In deze uitspraak van de Rechtbank Amsterdam, gedateerd 7 november 2022, wordt het beroep van eiser tegen de afwijzing van een inzageverzoek op grond van de Algemene Verordening Gegevensbescherming (AVG) beoordeeld. Eiser, een niet rechtmatig in Nederland verblijvende vreemdeling, had verzocht om inzage in zijn verwerkte persoonsgegevens door het college van burgemeester en wethouders van de gemeente Amsterdam. Het college had eerder de aanvraag afgewezen, maar had het bezwaar van eiser gedeeltelijk gegrond verklaard, zonder echter de afwijzing van de aanvraag te herzien. De rechtbank constateert dat de rechter in deze zaak kort voor de zitting is gewijzigd en dat partijen zich voor de zitting hebben afgemeld.
De rechtbank oordeelt dat de verweerder voldoende heeft voldaan aan het inzageverzoek door een algemeen overzicht van de verwerkte persoonsgegevens te verstrekken, en dat eiser niet voldoende gespecificeerd heeft wat hij precies wenste. De rechtbank verwijst naar eerdere uitspraken waarin soortgelijke verzoeken zijn behandeld en concludeert dat de afwijzing van het inzageverzoek terecht is. Het beroep van eiser wordt ongegrond verklaard.
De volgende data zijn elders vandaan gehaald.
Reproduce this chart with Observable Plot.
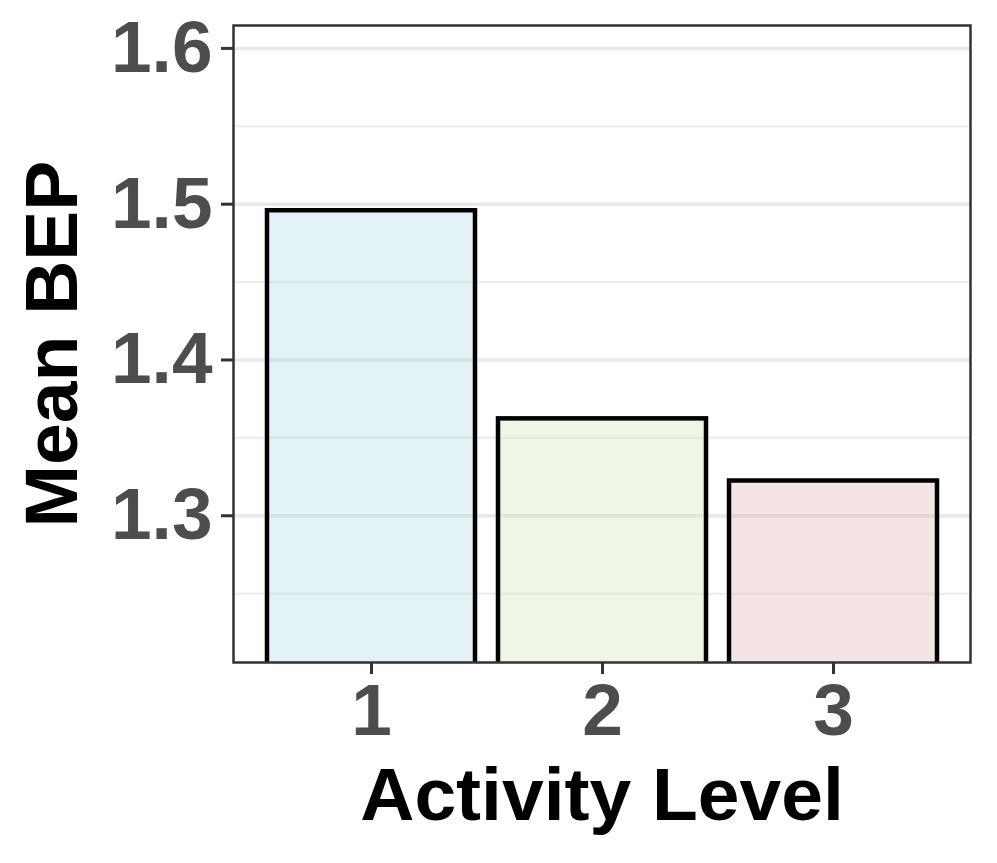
<!DOCTYPE html>
<html>
<head>
<meta charset="utf-8">
<script src="https://cdn.jsdelivr.net/npm/d3@7"></script>
<script src="https://cdn.jsdelivr.net/npm/@observablehq/plot@0.6"></script>
<style>
  html, body { margin: 0; padding: 0; background: #fff; }
  #chart { width: 997px; height: 863px; }
</style>
</head>
<body>
<div id="chart"></div>
<script>
const levels = ["1", "2", "3"];
const meanBEP = [1.4958, 1.3622, 1.3223];
const barColors = ["#afd9e8", "#cde5ba", "#e2b2b2"];
const majorTicks = [1.3, 1.4, 1.5, 1.6];
const minorTicks = [1.25, 1.35, 1.45, 1.55];
const yDomain = [1.2058, 1.6147];
const xTitle = "Activity Level";
const yTitle = "Mean BEP";

const data = levels.map((l, i) => ({level: l, value: meanBEP[i], color: barColors[i]}));
const font = "Liberation Sans, Arial, Helvetica, sans-serif";

const chart = Plot.plot({
  width: 997,
  height: 863,
  marginLeft: 233,
  marginRight: 27,
  marginTop: 25,
  marginBottom: 201,
  style: {fontFamily: font, background: "#fff"},
  x: {type: "band", domain: levels, paddingInner: 0.1, paddingOuter: 0.14},
  y: {domain: yDomain},
  marks: [
    Plot.ruleY(minorTicks, {stroke: "#ebebeb", strokeWidth: 2}),
    Plot.ruleY(majorTicks, {stroke: "#e8e8e8", strokeWidth: 3.5}),
    Plot.rectY(data, {
      x: "level",
      y1: yDomain[0] - 0.02,
      y2: "value",
      fill: d => d.color,
      fillOpacity: 0.35,
      stroke: "#000",
      strokeWidth: 4.5,
      clip: true
    }),
    Plot.frame({stroke: "#333333", strokeWidth: 2.5}),
    Plot.axisY(majorTicks, {
      tickSize: 12, tickPadding: 9, fontSize: 73, fontWeight: "bold",
      fill: "#4d4d4d", stroke: "#333333", strokeWidth: 3, label: null,
      fontFamily: font, tickFormat: d => d.toFixed(1)
    }),
    Plot.axisX(levels, {
      tickSize: 12, tickPadding: 9, fontSize: 73, fontWeight: "bold",
      fill: "#4d4d4d", stroke: "#333333", strokeWidth: 3, label: null,
      fontFamily: font
    }),
    Plot.text([xTitle], {
      frameAnchor: "bottom", dy: 133, text: d => d, fontSize: 75,
      fontWeight: "bold", fill: "#000", lineAnchor: "middle", fontFamily: font
    }),
    Plot.text([yTitle], {
      frameAnchor: "left", dx: -181, rotate: -90, text: d => d, fontSize: 75,
      fontWeight: "bold", fill: "#000", lineAnchor: "middle", textAnchor: "middle", fontFamily: font
    })
  ]
});
document.getElementById("chart").append(chart);
</script>
</body>
</html>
Daarnaast heeft eiser aanspraak gemaakt op schadevergoeding wegens overschrijding van de redelijke termijn van de procedure. De rechtbank stelt vast dat de redelijke termijn is overschreden met een jaar, volledig voor rekening van de rechterlijke fase. De Staat wordt veroordeeld tot het betalen van € 1.000,- aan immateriële schadevergoeding aan eiser, evenals de proceskosten van € 379,50. De uitspraak is openbaar uitgesproken en partijen zijn op de hoogte gesteld van hun recht om binnen zes weken hoger beroep in te stellen.